Your objective: Quote the records below in full, exactly as given, with the images taken out.

Data records
━━━
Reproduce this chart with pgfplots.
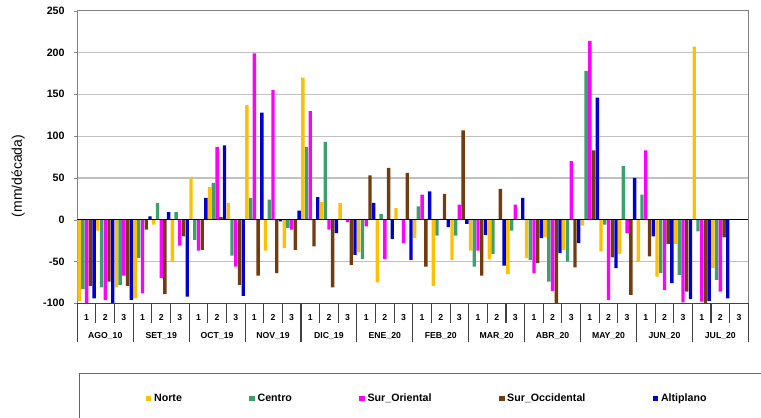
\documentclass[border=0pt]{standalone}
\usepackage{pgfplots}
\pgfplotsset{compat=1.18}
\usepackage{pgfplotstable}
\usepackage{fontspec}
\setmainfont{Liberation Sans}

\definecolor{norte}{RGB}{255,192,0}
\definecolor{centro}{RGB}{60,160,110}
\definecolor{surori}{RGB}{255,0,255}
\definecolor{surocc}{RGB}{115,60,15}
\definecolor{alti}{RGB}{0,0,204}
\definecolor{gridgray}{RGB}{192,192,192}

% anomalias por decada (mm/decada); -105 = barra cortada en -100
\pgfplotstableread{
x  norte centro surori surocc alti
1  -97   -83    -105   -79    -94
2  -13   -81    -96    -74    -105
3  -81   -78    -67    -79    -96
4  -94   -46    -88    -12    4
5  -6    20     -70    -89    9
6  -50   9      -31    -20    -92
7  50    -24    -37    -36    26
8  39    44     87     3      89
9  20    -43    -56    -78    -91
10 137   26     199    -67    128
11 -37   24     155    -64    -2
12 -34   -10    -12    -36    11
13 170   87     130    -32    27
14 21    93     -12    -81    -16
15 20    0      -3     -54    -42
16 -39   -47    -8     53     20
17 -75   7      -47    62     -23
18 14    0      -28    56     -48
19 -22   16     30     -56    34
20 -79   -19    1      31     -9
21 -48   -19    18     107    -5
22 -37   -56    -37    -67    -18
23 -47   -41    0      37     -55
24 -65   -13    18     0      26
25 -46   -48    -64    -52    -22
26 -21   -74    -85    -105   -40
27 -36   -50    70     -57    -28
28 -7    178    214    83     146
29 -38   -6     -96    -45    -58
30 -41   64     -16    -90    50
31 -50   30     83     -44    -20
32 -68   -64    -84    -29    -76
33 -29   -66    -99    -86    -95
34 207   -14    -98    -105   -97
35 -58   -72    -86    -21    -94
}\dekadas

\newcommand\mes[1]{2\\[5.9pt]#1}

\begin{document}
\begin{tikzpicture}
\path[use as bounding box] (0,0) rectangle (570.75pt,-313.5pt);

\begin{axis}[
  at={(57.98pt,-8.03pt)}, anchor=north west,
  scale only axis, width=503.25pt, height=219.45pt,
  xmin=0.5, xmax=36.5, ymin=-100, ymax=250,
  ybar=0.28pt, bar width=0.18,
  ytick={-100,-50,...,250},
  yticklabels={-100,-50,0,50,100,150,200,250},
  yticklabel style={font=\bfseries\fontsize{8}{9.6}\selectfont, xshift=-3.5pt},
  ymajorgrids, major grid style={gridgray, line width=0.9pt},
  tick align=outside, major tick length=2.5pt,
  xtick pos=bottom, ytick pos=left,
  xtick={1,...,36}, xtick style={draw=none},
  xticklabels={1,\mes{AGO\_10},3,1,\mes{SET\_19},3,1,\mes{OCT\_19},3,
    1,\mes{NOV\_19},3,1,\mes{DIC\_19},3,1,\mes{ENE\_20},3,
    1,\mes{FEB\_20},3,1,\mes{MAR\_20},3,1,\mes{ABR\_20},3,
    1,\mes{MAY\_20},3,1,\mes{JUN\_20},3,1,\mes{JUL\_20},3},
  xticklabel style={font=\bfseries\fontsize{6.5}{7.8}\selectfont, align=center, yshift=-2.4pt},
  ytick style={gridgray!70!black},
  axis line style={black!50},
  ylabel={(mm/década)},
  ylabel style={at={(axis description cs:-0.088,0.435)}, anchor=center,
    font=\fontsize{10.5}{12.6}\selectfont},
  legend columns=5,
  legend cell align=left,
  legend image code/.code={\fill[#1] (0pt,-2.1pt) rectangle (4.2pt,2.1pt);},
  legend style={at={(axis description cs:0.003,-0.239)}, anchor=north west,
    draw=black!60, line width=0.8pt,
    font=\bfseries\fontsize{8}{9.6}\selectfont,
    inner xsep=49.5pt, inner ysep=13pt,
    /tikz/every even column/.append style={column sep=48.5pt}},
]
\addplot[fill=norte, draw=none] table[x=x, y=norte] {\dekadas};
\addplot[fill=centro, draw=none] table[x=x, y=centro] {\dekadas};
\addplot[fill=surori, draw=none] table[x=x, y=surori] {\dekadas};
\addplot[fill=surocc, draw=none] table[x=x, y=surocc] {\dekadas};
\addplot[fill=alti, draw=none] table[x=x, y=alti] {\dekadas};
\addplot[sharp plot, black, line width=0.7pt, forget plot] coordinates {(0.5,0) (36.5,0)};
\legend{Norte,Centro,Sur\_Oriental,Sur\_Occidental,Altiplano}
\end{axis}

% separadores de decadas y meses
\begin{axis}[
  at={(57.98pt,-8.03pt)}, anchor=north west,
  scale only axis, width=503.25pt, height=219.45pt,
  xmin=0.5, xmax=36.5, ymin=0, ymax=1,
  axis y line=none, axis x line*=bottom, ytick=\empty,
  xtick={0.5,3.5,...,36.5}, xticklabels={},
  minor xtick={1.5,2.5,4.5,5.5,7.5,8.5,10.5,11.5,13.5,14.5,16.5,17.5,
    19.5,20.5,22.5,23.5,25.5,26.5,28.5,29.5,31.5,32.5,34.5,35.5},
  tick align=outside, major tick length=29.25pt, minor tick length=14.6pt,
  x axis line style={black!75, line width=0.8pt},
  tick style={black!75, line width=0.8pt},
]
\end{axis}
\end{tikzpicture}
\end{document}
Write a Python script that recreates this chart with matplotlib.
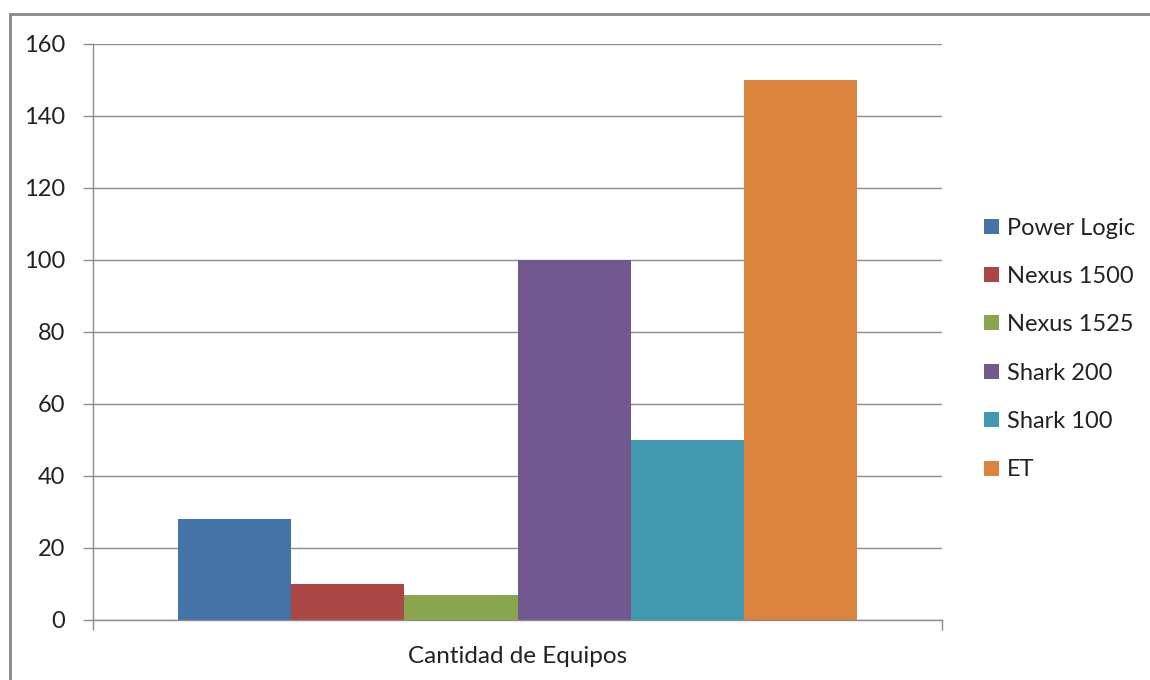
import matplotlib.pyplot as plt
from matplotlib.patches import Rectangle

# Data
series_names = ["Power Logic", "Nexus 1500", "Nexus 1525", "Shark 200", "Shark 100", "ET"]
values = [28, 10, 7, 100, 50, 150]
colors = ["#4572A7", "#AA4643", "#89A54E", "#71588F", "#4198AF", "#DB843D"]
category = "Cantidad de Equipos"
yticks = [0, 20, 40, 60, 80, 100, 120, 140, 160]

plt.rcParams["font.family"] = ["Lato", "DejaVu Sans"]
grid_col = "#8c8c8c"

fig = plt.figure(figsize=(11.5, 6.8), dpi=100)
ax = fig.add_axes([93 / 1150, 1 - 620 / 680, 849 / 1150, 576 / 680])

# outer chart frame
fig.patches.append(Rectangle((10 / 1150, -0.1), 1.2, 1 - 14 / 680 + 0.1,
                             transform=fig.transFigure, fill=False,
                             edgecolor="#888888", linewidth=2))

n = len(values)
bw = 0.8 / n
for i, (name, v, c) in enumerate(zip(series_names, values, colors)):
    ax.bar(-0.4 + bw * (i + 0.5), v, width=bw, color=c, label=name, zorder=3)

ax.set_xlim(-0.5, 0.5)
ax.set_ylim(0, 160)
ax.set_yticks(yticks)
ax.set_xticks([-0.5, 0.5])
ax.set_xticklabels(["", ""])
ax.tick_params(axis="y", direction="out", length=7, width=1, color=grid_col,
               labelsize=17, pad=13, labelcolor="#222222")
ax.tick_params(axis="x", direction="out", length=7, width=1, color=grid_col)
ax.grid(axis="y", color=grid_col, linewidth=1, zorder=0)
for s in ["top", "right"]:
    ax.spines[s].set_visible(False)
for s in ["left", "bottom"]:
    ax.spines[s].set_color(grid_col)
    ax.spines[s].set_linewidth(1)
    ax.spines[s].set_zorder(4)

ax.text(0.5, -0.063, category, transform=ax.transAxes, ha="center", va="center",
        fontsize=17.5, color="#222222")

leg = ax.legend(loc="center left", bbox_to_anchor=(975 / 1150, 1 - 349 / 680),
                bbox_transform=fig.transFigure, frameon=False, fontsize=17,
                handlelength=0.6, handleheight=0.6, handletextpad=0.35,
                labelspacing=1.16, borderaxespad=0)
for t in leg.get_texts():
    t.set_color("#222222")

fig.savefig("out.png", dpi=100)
━━━
Answer for the task:
Reproduce this chart with pgfplots.
\documentclass[border=0pt]{standalone}
\usepackage{pgfplots}
\pgfplotsset{compat=1.18}
\usepackage{pgfplotstable}
\usepackage{fontspec}
\setmainfont{Liberation Sans}

\definecolor{norte}{RGB}{255,192,0}
\definecolor{centro}{RGB}{60,160,110}
\definecolor{surori}{RGB}{255,0,255}
\definecolor{surocc}{RGB}{115,60,15}
\definecolor{alti}{RGB}{0,0,204}
\definecolor{gridgray}{RGB}{192,192,192}

% anomalias por decada (mm/decada); -105 = barra cortada en -100
\pgfplotstableread{
x  norte centro surori surocc alti
1  -97   -83    -105   -79    -94
2  -13   -81    -96    -74    -105
3  -81   -78    -67    -79    -96
4  -94   -46    -88    -12    4
5  -6    20     -70    -89    9
6  -50   9      -31    -20    -92
7  50    -24    -37    -36    26
8  39    44     87     3      89
9  20    -43    -56    -78    -91
10 137   26     199    -67    128
11 -37   24     155    -64    -2
12 -34   -10    -12    -36    11
13 170   87     130    -32    27
14 21    93     -12    -81    -16
15 20    0      -3     -54    -42
16 -39   -47    -8     53     20
17 -75   7      -47    62     -23
18 14    0      -28    56     -48
19 -22   16     30     -56    34
20 -79   -19    1      31     -9
21 -48   -19    18     107    -5
22 -37   -56    -37    -67    -18
23 -47   -41    0      37     -55
24 -65   -13    18     0      26
25 -46   -48    -64    -52    -22
26 -21   -74    -85    -105   -40
27 -36   -50    70     -57    -28
28 -7    178    214    83     146
29 -38   -6     -96    -45    -58
30 -41   64     -16    -90    50
31 -50   30     83     -44    -20
32 -68   -64    -84    -29    -76
33 -29   -66    -99    -86    -95
34 207   -14    -98    -105   -97
35 -58   -72    -86    -21    -94
}\dekadas

\newcommand\mes[1]{2\\[5.9pt]#1}

\begin{document}
\begin{tikzpicture}
\path[use as bounding box] (0,0) rectangle (570.75pt,-313.5pt);

\begin{axis}[
  at={(57.98pt,-8.03pt)}, anchor=north west,
  scale only axis, width=503.25pt, height=219.45pt,
  xmin=0.5, xmax=36.5, ymin=-100, ymax=250,
  ybar=0.28pt, bar width=0.18,
  ytick={-100,-50,...,250},
  yticklabels={-100,-50,0,50,100,150,200,250},
  yticklabel style={font=\bfseries\fontsize{8}{9.6}\selectfont, xshift=-3.5pt},
  ymajorgrids, major grid style={gridgray, line width=0.9pt},
  tick align=outside, major tick length=2.5pt,
  xtick pos=bottom, ytick pos=left,
  xtick={1,...,36}, xtick style={draw=none},
  xticklabels={1,\mes{AGO\_10},3,1,\mes{SET\_19},3,1,\mes{OCT\_19},3,
    1,\mes{NOV\_19},3,1,\mes{DIC\_19},3,1,\mes{ENE\_20},3,
    1,\mes{FEB\_20},3,1,\mes{MAR\_20},3,1,\mes{ABR\_20},3,
    1,\mes{MAY\_20},3,1,\mes{JUN\_20},3,1,\mes{JUL\_20},3},
  xticklabel style={font=\bfseries\fontsize{6.5}{7.8}\selectfont, align=center, yshift=-2.4pt},
  ytick style={gridgray!70!black},
  axis line style={black!50},
  ylabel={(mm/década)},
  ylabel style={at={(axis description cs:-0.088,0.435)}, anchor=center,
    font=\fontsize{10.5}{12.6}\selectfont},
  legend columns=5,
  legend cell align=left,
  legend image code/.code={\fill[#1] (0pt,-2.1pt) rectangle (4.2pt,2.1pt);},
  legend style={at={(axis description cs:0.003,-0.239)}, anchor=north west,
    draw=black!60, line width=0.8pt,
    font=\bfseries\fontsize{8}{9.6}\selectfont,
    inner xsep=49.5pt, inner ysep=13pt,
    /tikz/every even column/.append style={column sep=48.5pt}},
]
\addplot[fill=norte, draw=none] table[x=x, y=norte] {\dekadas};
\addplot[fill=centro, draw=none] table[x=x, y=centro] {\dekadas};
\addplot[fill=surori, draw=none] table[x=x, y=surori] {\dekadas};
\addplot[fill=surocc, draw=none] table[x=x, y=surocc] {\dekadas};
\addplot[fill=alti, draw=none] table[x=x, y=alti] {\dekadas};
\addplot[sharp plot, black, line width=0.7pt, forget plot] coordinates {(0.5,0) (36.5,0)};
\legend{Norte,Centro,Sur\_Oriental,Sur\_Occidental,Altiplano}
\end{axis}

% separadores de decadas y meses
\begin{axis}[
  at={(57.98pt,-8.03pt)}, anchor=north west,
  scale only axis, width=503.25pt, height=219.45pt,
  xmin=0.5, xmax=36.5, ymin=0, ymax=1,
  axis y line=none, axis x line*=bottom, ytick=\empty,
  xtick={0.5,3.5,...,36.5}, xticklabels={},
  minor xtick={1.5,2.5,4.5,5.5,7.5,8.5,10.5,11.5,13.5,14.5,16.5,17.5,
    19.5,20.5,22.5,23.5,25.5,26.5,28.5,29.5,31.5,32.5,34.5,35.5},
  tick align=outside, major tick length=29.25pt, minor tick length=14.6pt,
  x axis line style={black!75, line width=0.8pt},
  tick style={black!75, line width=0.8pt},
]
\end{axis}
\end{tikzpicture}
\end{document}
Write a Python script that recreates this chart with matplotlib.
import matplotlib.pyplot as plt
from matplotlib.patches import Rectangle

# Data
series_names = ["Power Logic", "Nexus 1500", "Nexus 1525", "Shark 200", "Shark 100", "ET"]
values = [28, 10, 7, 100, 50, 150]
colors = ["#4572A7", "#AA4643", "#89A54E", "#71588F", "#4198AF", "#DB843D"]
category = "Cantidad de Equipos"
yticks = [0, 20, 40, 60, 80, 100, 120, 140, 160]

plt.rcParams["font.family"] = ["Lato", "DejaVu Sans"]
grid_col = "#8c8c8c"

fig = plt.figure(figsize=(11.5, 6.8), dpi=100)
ax = fig.add_axes([93 / 1150, 1 - 620 / 680, 849 / 1150, 576 / 680])

# outer chart frame
fig.patches.append(Rectangle((10 / 1150, -0.1), 1.2, 1 - 14 / 680 + 0.1,
                             transform=fig.transFigure, fill=False,
                             edgecolor="#888888", linewidth=2))

n = len(values)
bw = 0.8 / n
for i, (name, v, c) in enumerate(zip(series_names, values, colors)):
    ax.bar(-0.4 + bw * (i + 0.5), v, width=bw, color=c, label=name, zorder=3)

ax.set_xlim(-0.5, 0.5)
ax.set_ylim(0, 160)
ax.set_yticks(yticks)
ax.set_xticks([-0.5, 0.5])
ax.set_xticklabels(["", ""])
ax.tick_params(axis="y", direction="out", length=7, width=1, color=grid_col,
               labelsize=17, pad=13, labelcolor="#222222")
ax.tick_params(axis="x", direction="out", length=7, width=1, color=grid_col)
ax.grid(axis="y", color=grid_col, linewidth=1, zorder=0)
for s in ["top", "right"]:
    ax.spines[s].set_visible(False)
for s in ["left", "bottom"]:
    ax.spines[s].set_color(grid_col)
    ax.spines[s].set_linewidth(1)
    ax.spines[s].set_zorder(4)

ax.text(0.5, -0.063, category, transform=ax.transAxes, ha="center", va="center",
        fontsize=17.5, color="#222222")

leg = ax.legend(loc="center left", bbox_to_anchor=(975 / 1150, 1 - 349 / 680),
                bbox_transform=fig.transFigure, frameon=False, fontsize=17,
                handlelength=0.6, handleheight=0.6, handletextpad=0.35,
                labelspacing=1.16, borderaxespad=0)
for t in leg.get_texts():
    t.set_color("#222222")

fig.savefig("out.png", dpi=100)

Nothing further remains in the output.